EXERCISE OBJECTIVE:
Can you print the data exactly and leave out each image?

+===+

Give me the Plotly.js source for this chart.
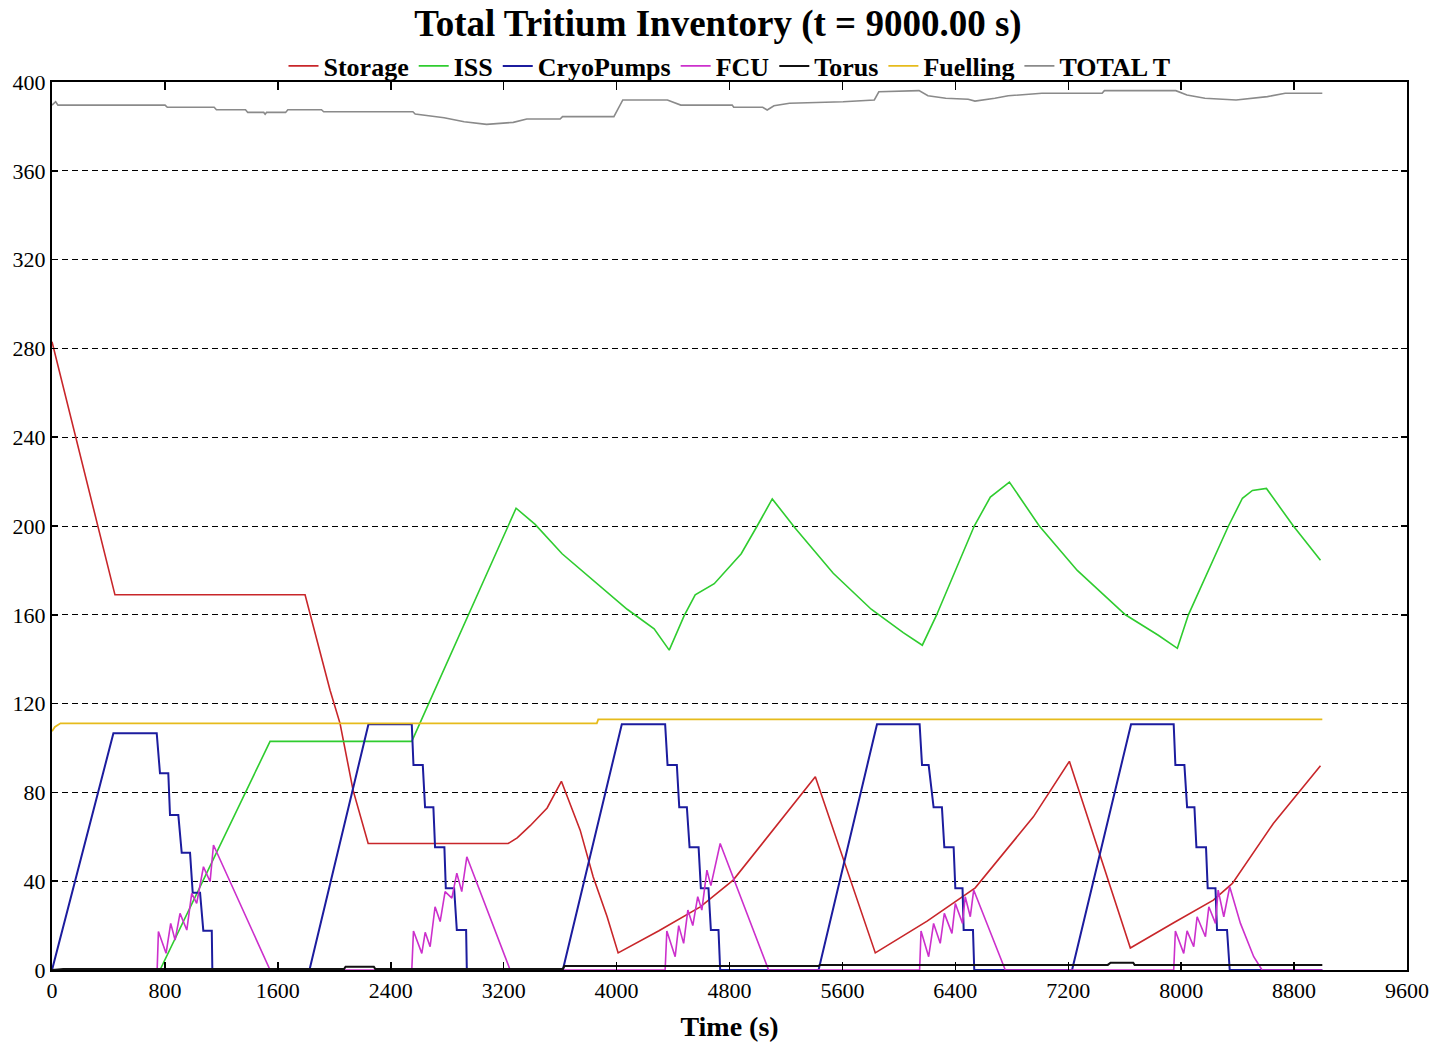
<!DOCTYPE html>
<html>
<head>
<meta charset="utf-8">
<script src="https://cdn.plot.ly/plotly-3.0.1.min.js"></script>
<style>
html,body{margin:0;padding:0;background:#fff;}
#chart{width:1436px;height:1045px;}
</style>
</head>
<body>
<div id="chart"></div>
<script>
// ---- data (time in s, tritium inventory in g) ----
const seriesNames = ["Storage","ISS","CryoPumps","FCU","Torus","Fuelling","TOTAL T"];

const storageT = [0,446,1793,1970,2041,2133,2240,3232,3296,3388,3508,3609,3742,3834,3933,4011,4300,4593,4826,5100,5408,5833,6200,6541,6953,7208,7640,7950,8228,8363,8653,8987];
const storageV = [283,169,169,126,111,81,57,57,59.5,65,73,85,63,42,24,7.7,17.7,28.4,40.5,62.4,87,7.7,22,37,69,94,9.9,21.4,31.5,39,66,92];

const issT = [0,765,1545,2549,3288,3423,3614,3884,4075,4266,4373,4479,4557,4692,4883,4996,5103,5266,5535,5804,6031,6166,6265,6534,6648,6783,6995,7264,7605,7838,7973,8051,8335,8434,8505,8604,8795,8987];
const issV = [0,0,103,103,208,200.7,187.5,172.8,162.5,153.7,144.1,159.6,169,174,187.5,200,212.2,199,178.7,162.5,152,146.3,159.6,200,213,219.8,200,180,160,150.8,144.9,160,200,212.5,216,216.9,200,184.6];

const cryoT = [0,435,742,765,824,836,895,919,978,997,1049,1072,1132,1136,1824,
  2242,2549,2561,2627,2643,2702,2714,2780,2790,2849,2868,2934,2939,3619,
  4037,4344,4361,4427,4444,4498,4517,4581,4597,4651,4668,4722,4734,5431,
  5845,6147,6164,6211,6246,6305,6322,6388,6400,6451,6459,6525,6534,7227,
  7645,7947,7959,8023,8042,8094,8108,8176,8188,8243,8254,8325,8344,9000];
const cryoV = [0,106.6,106.6,88.6,88.6,69.8,69.8,52.8,52.8,34.8,34.8,17.7,17.7,0,0,
  110.7,110.7,92.3,92.3,73.3,73.3,55.3,55.3,36.8,36.8,18,18,0,0,
  110.7,110.7,92.3,92.3,73.3,73.3,55.3,55.3,36.8,36.8,18,18,0,0,
  110.7,110.7,92.3,92.3,73.3,73.3,55.3,55.3,36.8,36.8,18,18,0,0,
  110.7,110.7,92.3,92.3,73.3,73.3,55.3,55.3,36.8,36.8,18,18,0,0];

const fcuT = [0,745,754,808,841,872,907,955,990,1025,1073,1120,1144,1545,
  2549,2561,2620,2644,2679,2714,2750,2785,2833,2868,2903,2939,3246,
  4344,4356,4415,4440,4475,4505,4540,4575,4604,4640,4668,4734,5077,
  6147,6157,6211,6246,6293,6322,6376,6400,6451,6470,6506,6530,6754,
  7947,7959,8018,8042,8089,8113,8172,8196,8243,8262,8302,8344,8420,8514,8573,9000];
const fcuV = [0,0,17.3,7.5,21,13.5,25.5,18,34.5,30,46.5,39.8,56.3,0,
  0,17.6,7.5,17,10.5,28.5,21.8,35.3,32.4,43.6,35.3,51,0,
  0,17.6,6,20,12,27,20,33,27,45,38,57,0,
  0,17.6,6,21,12,25.5,16.5,30,21,33,24,36,0,
  0,17.6,7.5,17.6,10.5,24,15,28.5,21,36,24,37.5,21,6,0,0];

const torusT = [0,80,2070,2080,2280,2290,3620,3630,5431,5440,7480,7500,7660,7670,9000];
const torusV = [0,0.5,0.5,1.5,1.5,0.5,0.5,1.8,1.8,2.3,2.3,3.3,3.3,2.3,2.3];

const fuelT = [0,20,60,3860,3870,9000];
const fuelV = [107.5,109.5,111.1,111.1,112.9,112.9];

const totalT = [0,26,42,801,817,1149,1165,1371,1387,1500,1510,1520,1655,1671,1909,1925,2557,2573,2668,2778,2920,3079,3268,3364,3600,3617,3981,4044,4360,4455,4819,4830,5035,5067,5115,5225,5605,5826,5858,6143,6206,6332,6491,6539,6680,6775,7013,7440,7456,7962,8041,8168,8389,8611,8737,9000];
const totalV = [389.6,391.1,389.6,389.6,388.6,388.6,387.5,387.5,386.3,386.3,385.5,386.3,386.3,387.5,387.5,386.6,386.6,385.6,384.8,383.9,382.1,380.9,381.8,383.3,383.3,384.4,384.4,391.9,391.9,389.6,389.6,388.6,388.6,387.4,389.3,390.4,391.1,391.9,395.6,396.1,393.8,392.7,392.2,391.4,392.7,393.8,394.9,394.9,396.1,396.1,394.1,392.7,391.9,393.4,394.9,394.9];

const xTicks = [0,800,1600,2400,3200,4000,4800,5600,6400,7200,8000,8800,9600];
const yTicks = [0,40,80,120,160,200,240,280,320,360,400];

// ---- styles ----
const colors = ["#c8262a","#2fcc2f","#1c1c9e","#cc30cc","#111111","#e6bb1c","#8a8a8a"];
const widths = [1.6,1.6,2,1.6,2,1.8,1.6];
const xs = [storageT,issT,cryoT,fcuT,torusT,fuelT,totalT];
const ys = [storageV,issV,cryoV,fcuV,torusV,fuelV,totalV];

const FONT = "Liberation Serif, Times New Roman, serif";

const traces = seriesNames.map((n,i)=>({
  type:"scatter", mode:"lines", name:n, x:xs[i], y:ys[i],
  line:{color:colors[i], width:widths[i]}, hoverinfo:"skip"
}));

const layout = {
  width:1436, height:1045,
  margin:{l:52, r:29, t:82, b:75, autoexpand:false},
  paper_bgcolor:"#fff", plot_bgcolor:"#fff",
  showlegend:true,
  title:{text:"<b>Total Tritium Inventory (t = 9000.00 s)</b>",
    font:{family:FONT, size:37, color:"#000"},
    x:0.5, xref:"container", xanchor:"center", y:1-23/1045, yref:"container", yanchor:"middle"},
  legend:{orientation:"h", x:0.5, xref:"paper", xanchor:"center",
    y:1-66/1045, yref:"container", yanchor:"middle",
    font:{family:FONT, size:26, color:"#000", weight:"bold"},
    itemwidth:30, bgcolor:"rgba(0,0,0,0)", tracegroupgap:0},
  xaxis:{range:[0,9600], tickvals:xTicks, ticktext:xTicks.map(String),
    ticks:"inside", ticklen:8, tickwidth:1.5, tickcolor:"#000",
    showline:true, linecolor:"#000", linewidth:2, mirror:"ticks",
    showgrid:false, zeroline:false,
    tickfont:{family:FONT, size:22, color:"#000"},
    title:{text:"<b>Time (s)</b>", font:{family:FONT, size:28, color:"#000"}, standoff:14}},
  yaxis:{range:[0,400], tickvals:yTicks, ticktext:yTicks.map(String),
    ticks:"inside", ticklen:6, tickwidth:1.5, tickcolor:"#000",
    showline:true, linecolor:"#000", linewidth:2, mirror:"ticks",
    showgrid:true, gridcolor:"#000", gridwidth:1, griddash:"6px,4px",
    zeroline:false,
    tickfont:{family:FONT, size:22, color:"#000"}}
};

Plotly.newPlot("chart", traces, layout, {displayModeBar:false, staticPlot:true});
</script>
</body>
</html>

+===+

RESULT OF THE EXERCISE:
Give me the Plotly.js source for this chart.
<!DOCTYPE html>
<html>
<head>
<meta charset="utf-8">
<script src="https://cdn.plot.ly/plotly-3.0.1.min.js"></script>
<style>
html,body{margin:0;padding:0;background:#fff;}
#chart{width:1436px;height:1045px;}
</style>
</head>
<body>
<div id="chart"></div>
<script>
// ---- data (time in s, tritium inventory in g) ----
const seriesNames = ["Storage","ISS","CryoPumps","FCU","Torus","Fuelling","TOTAL T"];

const storageT = [0,446,1793,1970,2041,2133,2240,3232,3296,3388,3508,3609,3742,3834,3933,4011,4300,4593,4826,5100,5408,5833,6200,6541,6953,7208,7640,7950,8228,8363,8653,8987];
const storageV = [283,169,169,126,111,81,57,57,59.5,65,73,85,63,42,24,7.7,17.7,28.4,40.5,62.4,87,7.7,22,37,69,94,9.9,21.4,31.5,39,66,92];

const issT = [0,765,1545,2549,3288,3423,3614,3884,4075,4266,4373,4479,4557,4692,4883,4996,5103,5266,5535,5804,6031,6166,6265,6534,6648,6783,6995,7264,7605,7838,7973,8051,8335,8434,8505,8604,8795,8987];
const issV = [0,0,103,103,208,200.7,187.5,172.8,162.5,153.7,144.1,159.6,169,174,187.5,200,212.2,199,178.7,162.5,152,146.3,159.6,200,213,219.8,200,180,160,150.8,144.9,160,200,212.5,216,216.9,200,184.6];

const cryoT = [0,435,742,765,824,836,895,919,978,997,1049,1072,1132,1136,1824,
  2242,2549,2561,2627,2643,2702,2714,2780,2790,2849,2868,2934,2939,3619,
  4037,4344,4361,4427,4444,4498,4517,4581,4597,4651,4668,4722,4734,5431,
  5845,6147,6164,6211,6246,6305,6322,6388,6400,6451,6459,6525,6534,7227,
  7645,7947,7959,8023,8042,8094,8108,8176,8188,8243,8254,8325,8344,9000];
const cryoV = [0,106.6,106.6,88.6,88.6,69.8,69.8,52.8,52.8,34.8,34.8,17.7,17.7,0,0,
  110.7,110.7,92.3,92.3,73.3,73.3,55.3,55.3,36.8,36.8,18,18,0,0,
  110.7,110.7,92.3,92.3,73.3,73.3,55.3,55.3,36.8,36.8,18,18,0,0,
  110.7,110.7,92.3,92.3,73.3,73.3,55.3,55.3,36.8,36.8,18,18,0,0,
  110.7,110.7,92.3,92.3,73.3,73.3,55.3,55.3,36.8,36.8,18,18,0,0];

const fcuT = [0,745,754,808,841,872,907,955,990,1025,1073,1120,1144,1545,
  2549,2561,2620,2644,2679,2714,2750,2785,2833,2868,2903,2939,3246,
  4344,4356,4415,4440,4475,4505,4540,4575,4604,4640,4668,4734,5077,
  6147,6157,6211,6246,6293,6322,6376,6400,6451,6470,6506,6530,6754,
  7947,7959,8018,8042,8089,8113,8172,8196,8243,8262,8302,8344,8420,8514,8573,9000];
const fcuV = [0,0,17.3,7.5,21,13.5,25.5,18,34.5,30,46.5,39.8,56.3,0,
  0,17.6,7.5,17,10.5,28.5,21.8,35.3,32.4,43.6,35.3,51,0,
  0,17.6,6,20,12,27,20,33,27,45,38,57,0,
  0,17.6,6,21,12,25.5,16.5,30,21,33,24,36,0,
  0,17.6,7.5,17.6,10.5,24,15,28.5,21,36,24,37.5,21,6,0,0];

const torusT = [0,80,2070,2080,2280,2290,3620,3630,5431,5440,7480,7500,7660,7670,9000];
const torusV = [0,0.5,0.5,1.5,1.5,0.5,0.5,1.8,1.8,2.3,2.3,3.3,3.3,2.3,2.3];

const fuelT = [0,20,60,3860,3870,9000];
const fuelV = [107.5,109.5,111.1,111.1,112.9,112.9];

const totalT = [0,26,42,801,817,1149,1165,1371,1387,1500,1510,1520,1655,1671,1909,1925,2557,2573,2668,2778,2920,3079,3268,3364,3600,3617,3981,4044,4360,4455,4819,4830,5035,5067,5115,5225,5605,5826,5858,6143,6206,6332,6491,6539,6680,6775,7013,7440,7456,7962,8041,8168,8389,8611,8737,9000];
const totalV = [389.6,391.1,389.6,389.6,388.6,388.6,387.5,387.5,386.3,386.3,385.5,386.3,386.3,387.5,387.5,386.6,386.6,385.6,384.8,383.9,382.1,380.9,381.8,383.3,383.3,384.4,384.4,391.9,391.9,389.6,389.6,388.6,388.6,387.4,389.3,390.4,391.1,391.9,395.6,396.1,393.8,392.7,392.2,391.4,392.7,393.8,394.9,394.9,396.1,396.1,394.1,392.7,391.9,393.4,394.9,394.9];

const xTicks = [0,800,1600,2400,3200,4000,4800,5600,6400,7200,8000,8800,9600];
const yTicks = [0,40,80,120,160,200,240,280,320,360,400];

// ---- styles ----
const colors = ["#c8262a","#2fcc2f","#1c1c9e","#cc30cc","#111111","#e6bb1c","#8a8a8a"];
const widths = [1.6,1.6,2,1.6,2,1.8,1.6];
const xs = [storageT,issT,cryoT,fcuT,torusT,fuelT,totalT];
const ys = [storageV,issV,cryoV,fcuV,torusV,fuelV,totalV];

const FONT = "Liberation Serif, Times New Roman, serif";

const traces = seriesNames.map((n,i)=>({
  type:"scatter", mode:"lines", name:n, x:xs[i], y:ys[i],
  line:{color:colors[i], width:widths[i]}, hoverinfo:"skip"
}));

const layout = {
  width:1436, height:1045,
  margin:{l:52, r:29, t:82, b:75, autoexpand:false},
  paper_bgcolor:"#fff", plot_bgcolor:"#fff",
  showlegend:true,
  title:{text:"<b>Total Tritium Inventory (t = 9000.00 s)</b>",
    font:{family:FONT, size:37, color:"#000"},
    x:0.5, xref:"container", xanchor:"center", y:1-23/1045, yref:"container", yanchor:"middle"},
  legend:{orientation:"h", x:0.5, xref:"paper", xanchor:"center",
    y:1-66/1045, yref:"container", yanchor:"middle",
    font:{family:FONT, size:26, color:"#000", weight:"bold"},
    itemwidth:30, bgcolor:"rgba(0,0,0,0)", tracegroupgap:0},
  xaxis:{range:[0,9600], tickvals:xTicks, ticktext:xTicks.map(String),
    ticks:"inside", ticklen:8, tickwidth:1.5, tickcolor:"#000",
    showline:true, linecolor:"#000", linewidth:2, mirror:"ticks",
    showgrid:false, zeroline:false,
    tickfont:{family:FONT, size:22, color:"#000"},
    title:{text:"<b>Time (s)</b>", font:{family:FONT, size:28, color:"#000"}, standoff:14}},
  yaxis:{range:[0,400], tickvals:yTicks, ticktext:yTicks.map(String),
    ticks:"inside", ticklen:6, tickwidth:1.5, tickcolor:"#000",
    showline:true, linecolor:"#000", linewidth:2, mirror:"ticks",
    showgrid:true, gridcolor:"#000", gridwidth:1, griddash:"6px,4px",
    zeroline:false,
    tickfont:{family:FONT, size:22, color:"#000"}}
};

Plotly.newPlot("chart", traces, layout, {displayModeBar:false, staticPlot:true});
</script>
</body>
</html>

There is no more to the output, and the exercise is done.